The duty-of-care principle is based on information asymmetry. The customer does not know what the bank knows. Where the bank has objective warning signs, it must not behave like a blind execution machine. The PSR does not remove this asymmetry. But it gives victims a clearer regulatory basis to challenge the bank’s failure to act.
Neither an unusual payment nor a payee-verification mismatch automatically crosses the PSR intervention threshold
The upcoming legal battlefield will be the aggregation of red flags. The PSR expressly states that an unusual payment order alone does not constitute objectively justified reasons to suspect fraud. It also prevents PSPs from relying solely on the outcome of payee verification. But both factors remain relevant risk indicators. The decisive question will be whether, taken together with other information, amount, customer profile, new payee, cross-border destination, device data, fraud-sharing information or mule-account patterns, they created objectively justified reasons to suspect fraud.
Higher litigation risk
The banking industry has correctly identified the litigation risk. The German Banking Industry Committee warned that a separate liability regime for transaction monitoring risks creating more disputes between payment service users and PSPs and may force PSPs to disclose details of their fraud-monitoring systems
EFRI draws the opposite policy conclusion. The fact that the evidence lies inside the bank is not an argument against liability. It is the reason why victims need disclosure rights, a reversed burden of proof and a genuine consumer-first reimbursement mechanism.
What is still missing is a clear victim-first rule. If a consumer reports fraud, the starting point should be immediate reimbursement, unless the PSP can prove that the consumer committed fraud. The professional actors, payer’s PSP, payee’s PSP, intermediary PSPs, and other infrastructure providers should then allocate responsibility among themselves. The PSR does not take this step. It improves the legal tools, but it leaves victims inside the dispute. Like proposed in our Shared Liability Paper.
EFRI's conclusion
Enhanced transaction monitoring under the PSR is old wine in new bottles. The bottle is better. The protection for victims is still not good enough.
The old wine is the existing duty-of-care and red-flag principle: banks must not ignore objective warning signs. PSD2 RTS already required transaction monitoring. AML rules already required ongoing scrutiny of suspicious transaction behaviour. National case law already recognised warning duties where massive red flags exist.

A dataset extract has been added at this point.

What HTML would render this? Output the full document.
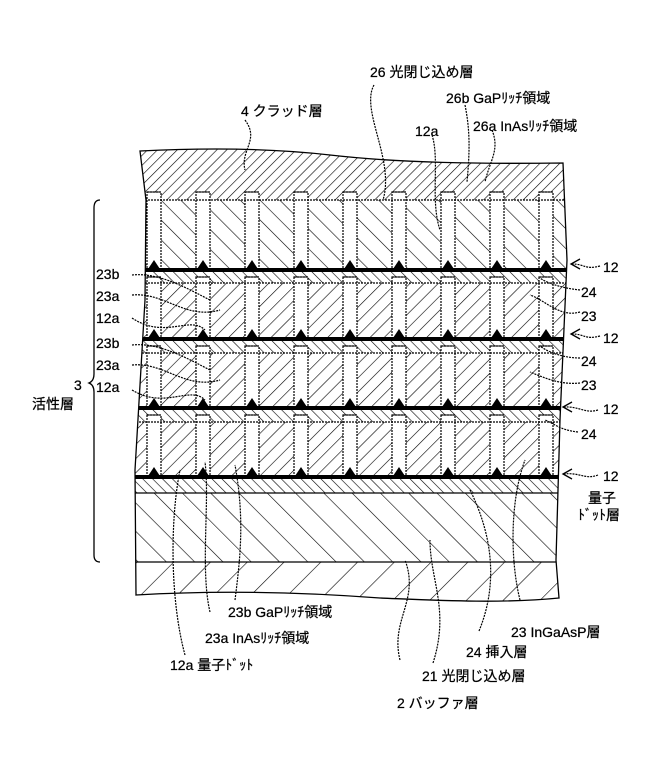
<!DOCTYPE html>
<html><head><meta charset="utf-8"><style>
html,body{margin:0;padding:0;background:#fff;}
svg{display:block;}
text{font-family:"Liberation Sans","Noto Sans CJK JP",sans-serif;font-size:14px;fill:#000;stroke:#000;stroke-width:0.25px;}
</style></head><body>
<svg width="656" height="780" viewBox="0 0 656 780" xmlns="http://www.w3.org/2000/svg">
<defs>
<pattern id="pClad" width="7" height="7" patternUnits="userSpaceOnUse" patternTransform="rotate(45)"><line x1="0" y1="0" x2="0" y2="7" stroke="#000" stroke-width="1.2"/></pattern>
<pattern id="p26" width="14" height="14" patternUnits="userSpaceOnUse" patternTransform="rotate(-45)"><line x1="0" y1="0" x2="0" y2="14" stroke="#000" stroke-width="1.2"/></pattern>
<pattern id="p24" width="7" height="7" patternUnits="userSpaceOnUse" patternTransform="rotate(-45)"><line x1="0" y1="0" x2="0" y2="7" stroke="#000" stroke-width="1.2"/></pattern>
<pattern id="p23" width="10" height="10" patternUnits="userSpaceOnUse" patternTransform="rotate(45)"><line x1="0" y1="0" x2="0" y2="10" stroke="#000" stroke-width="1.2"/></pattern>
<pattern id="p21" width="20" height="20" patternUnits="userSpaceOnUse" patternTransform="rotate(-45)"><line x1="0" y1="0" x2="0" y2="20" stroke="#000" stroke-width="1.2"/></pattern>
<pattern id="p2" width="26" height="26" patternUnits="userSpaceOnUse" patternTransform="rotate(45)"><line x1="0" y1="0" x2="0" y2="26" stroke="#000" stroke-width="1.2"/></pattern>
<clipPath id="body"><path d="M140,151 C200,148 270,148 330,155 C400,163 480,164 563,163 L567,260 L560,420 L556,560 L559,598 C500,604 430,600 380,598 C300,592 220,590 136,595 L135,470 L145,300 L146,200 Z"/></clipPath>
<g id="colrow">
<rect x="147" y="0" width="14" height="1"/><rect x="196" y="0" width="14" height="1"/><rect x="245" y="0" width="14" height="1"/><rect x="294" y="0" width="14" height="1"/><rect x="343" y="0" width="14" height="1"/><rect x="392" y="0" width="14" height="1"/><rect x="441" y="0" width="14" height="1"/><rect x="490" y="0" width="14" height="1"/><rect x="539" y="0" width="14" height="1"/>
</g>
</defs>
<g clip-path="url(#body)">
<rect x="130" y="140" width="440" height="60" fill="url(#pClad)"/>
<rect x="130" y="200" width="440" height="70" fill="url(#p26)"/>
<rect x="130" y="270" width="440" height="13" fill="url(#p24)"/>
<rect x="130" y="283" width="440" height="56" fill="url(#p23)"/>
<rect x="130" y="339" width="440" height="14" fill="url(#p24)"/>
<rect x="130" y="353" width="440" height="55" fill="url(#p23)"/>
<rect x="130" y="408" width="440" height="14" fill="url(#p24)"/>
<rect x="130" y="422" width="440" height="55" fill="url(#p23)"/>
<rect x="130" y="477" width="440" height="16" fill="url(#p24)"/>
<rect x="130" y="493" width="440" height="69" fill="url(#p21)"/>
<rect x="130" y="562" width="440" height="45" fill="url(#p2)"/>
<g stroke="#000" stroke-width="1.2" fill="#fff" stroke-dasharray="2,1">
<g><rect x="147" y="192" width="14" height="78"/><rect x="196" y="192" width="14" height="78"/><rect x="245" y="192" width="14" height="78"/><rect x="294" y="192" width="14" height="78"/><rect x="343" y="192" width="14" height="78"/><rect x="392" y="192" width="14" height="78"/><rect x="441" y="192" width="14" height="78"/><rect x="490" y="192" width="14" height="78"/><rect x="539" y="192" width="14" height="78"/></g>
<g><rect x="147" y="277" width="14" height="62"/><rect x="196" y="277" width="14" height="62"/><rect x="245" y="277" width="14" height="62"/><rect x="294" y="277" width="14" height="62"/><rect x="343" y="277" width="14" height="62"/><rect x="392" y="277" width="14" height="62"/><rect x="441" y="277" width="14" height="62"/><rect x="490" y="277" width="14" height="62"/><rect x="539" y="277" width="14" height="62"/></g>
<g><rect x="147" y="346" width="14" height="62"/><rect x="196" y="346" width="14" height="62"/><rect x="245" y="346" width="14" height="62"/><rect x="294" y="346" width="14" height="62"/><rect x="343" y="346" width="14" height="62"/><rect x="392" y="346" width="14" height="62"/><rect x="441" y="346" width="14" height="62"/><rect x="490" y="346" width="14" height="62"/><rect x="539" y="346" width="14" height="62"/></g>
<g><rect x="147" y="415" width="14" height="62"/><rect x="196" y="415" width="14" height="62"/><rect x="245" y="415" width="14" height="62"/><rect x="294" y="415" width="14" height="62"/><rect x="343" y="415" width="14" height="62"/><rect x="392" y="415" width="14" height="62"/><rect x="441" y="415" width="14" height="62"/><rect x="490" y="415" width="14" height="62"/><rect x="539" y="415" width="14" height="62"/></g>
</g>
<g fill="#000">
<use href="#colrow" y="191.5"/><use href="#colrow" y="276.5"/><use href="#colrow" y="345.5"/><use href="#colrow" y="414.5"/>
</g>
<g stroke="#000" stroke-width="1.2">
<line x1="130" y1="200" x2="570" y2="200" stroke-dasharray="2,1"/>
<line x1="130" y1="283" x2="570" y2="283" stroke-dasharray="2,1"/>
<line x1="130" y1="353" x2="570" y2="353" stroke-dasharray="2,1"/>
<line x1="130" y1="422" x2="570" y2="422" stroke-dasharray="2,1"/>
<line x1="130" y1="493" x2="570" y2="493"/>
<line x1="130" y1="562" x2="570" y2="562"/>
</g>
<g fill="#000">
<rect x="130" y="268" width="440" height="4"/>
<rect x="130" y="337" width="440" height="4"/>
<rect x="130" y="406" width="440" height="4"/>
<rect x="130" y="475" width="440" height="4"/>
</g>
<g fill="#000">
<path id="dts" d="M148,269 L154,260 L160,269Z M197,269 L203,260 L209,269Z M246,269 L252,260 L258,269Z M295,269 L301,260 L307,269Z M344,269 L350,260 L356,269Z M393,269 L399,260 L405,269Z M442,269 L448,260 L454,269Z M491,269 L497,260 L503,269Z M540,269 L546,260 L552,269Z"/>
<use href="#dts" y="69"/><use href="#dts" y="138"/><use href="#dts" y="207"/>
</g>
</g>
<path d="M140,151 C200,148 270,148 330,155 C400,163 480,164 563,163 L567,260 L560,420 L556,560 L559,598 C500,604 430,600 380,598 C300,592 220,590 136,595 L135,470 L145,300 L146,200 Z" fill="none" stroke="#000" stroke-width="1.3"/>
<g fill="none" stroke="#000" stroke-width="1.2" stroke-dasharray="2,1">
<path d="M245,120 C260,140 240,150 245,170"/>
<path d="M374,85 C360,110 395,160 383,200"/>
<path d="M465,105 C470,130 470,150 467,182"/>
<path d="M492,130 C500,150 490,160 485,182"/>
<path d="M432,135 C440,160 430,200 440,230"/>
<path d="M600,266 C585,270 585,264 572,264"/>
<path d="M600,336 C585,340 585,334 572,334"/>
<path d="M598,410 C585,414 580,406 563,407"/>
<path d="M598,475 C585,480 580,472 563,474"/>
<path d="M580,290 C560,288 545,282 540,278"/>
<path d="M580,312 C560,318 545,300 530,295"/>
<path d="M580,358 C560,358 545,350 540,346"/>
<path d="M580,383 C560,385 545,378 530,372"/>
<path d="M578,432 C560,430 555,424 545,420"/>
<path d="M132,275 C160,272 190,290 210,300"/>
<path d="M132,295 C165,292 185,320 220,310"/>
<path d="M132,318 C165,340 190,315 205,330"/>
<path d="M132,345 C160,342 190,360 210,370"/>
<path d="M132,365 C165,362 185,390 220,380"/>
<path d="M132,390 C165,410 190,385 205,400"/>
<path d="M185,655 C170,600 170,520 180,470"/>
<path d="M210,612 C200,570 210,500 205,462"/>
<path d="M235,600 C240,560 245,520 235,465"/>
<path d="M400,660 C390,620 420,600 405,560"/>
<path d="M433,663 C450,610 430,580 430,540"/>
<path d="M479,631 C500,580 490,530 470,490"/>
<path d="M520,600 C510,560 510,500 525,460"/>
</g>
<g fill="none" stroke="#000" stroke-width="1.3">
<path d="M580,259 L571,264 L580,269"/>
<path d="M580,329 L571,334 L580,339"/>
<path d="M572,402 L563,407 L572,412"/>
<path d="M572,469 L563,474 L572,479"/>
</g>
<path d="M100,200 Q94,200 94,208 L94,374 Q94,381 89,383 Q94,385 94,392 L94,555 Q94,562 100,562" fill="none" stroke="#000" stroke-width="1.3"/>
<text x="370" y="77">26 光閉じ込め層</text>
<text x="241" y="116">4 クラッド層</text>
<text x="446" y="103">26b GaPﾘｯﾁ領域</text>
<text x="473" y="131">26a InAsﾘｯﾁ領域</text>
<text x="415" y="136">12a</text>
<text x="603" y="272">12</text>
<text x="581" y="297">24</text>
<text x="581" y="321">23</text>
<text x="603" y="343">12</text>
<text x="581" y="366">24</text>
<text x="581" y="390">23</text>
<text x="603" y="414">12</text>
<text x="581" y="439">24</text>
<text x="603" y="481">12</text>
<text x="588" y="503">量子</text>
<text x="578" y="520">ﾄﾞｯﾄ層</text>
<text x="96" y="279">23b</text>
<text x="96" y="301">23a</text>
<text x="96" y="323">12a</text>
<text x="96" y="348">23b</text>
<text x="96" y="370">23a</text>
<text x="96" y="392">12a</text>
<text x="74" y="390">3</text>
<text x="32" y="409">活性層</text>
<text x="228" y="617">23b GaPﾘｯﾁ領域</text>
<text x="205" y="643">23a InAsﾘｯﾁ領域</text>
<text x="170" y="670">12a 量子ﾄﾞｯﾄ</text>
<text x="511" y="637">23 InGaAsP層</text>
<text x="466" y="657">24 挿入層</text>
<text x="422" y="681">21 光閉じ込め層</text>
<text x="397" y="708">2 バッファ層</text>
</svg>
</body></html>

The new bottle is the PSR structure: transaction monitoring becomes more explicit, applies to both payer and payee PSPs, and is linked to liability, refund consequences and a burden-of-proof reversal.
That is useful. But it is not enough.
The PSR does not create a genuine consumer-first fraud reimbursement regime. It mainly codifies and harmonises a red-flag duty-of-care model that already exists in more developed national case law. Victims may have stronger legal arguments under the new PSR rules, but they will still face David-versus-Goliath disputes against banks that control the relevant monitoring evidence.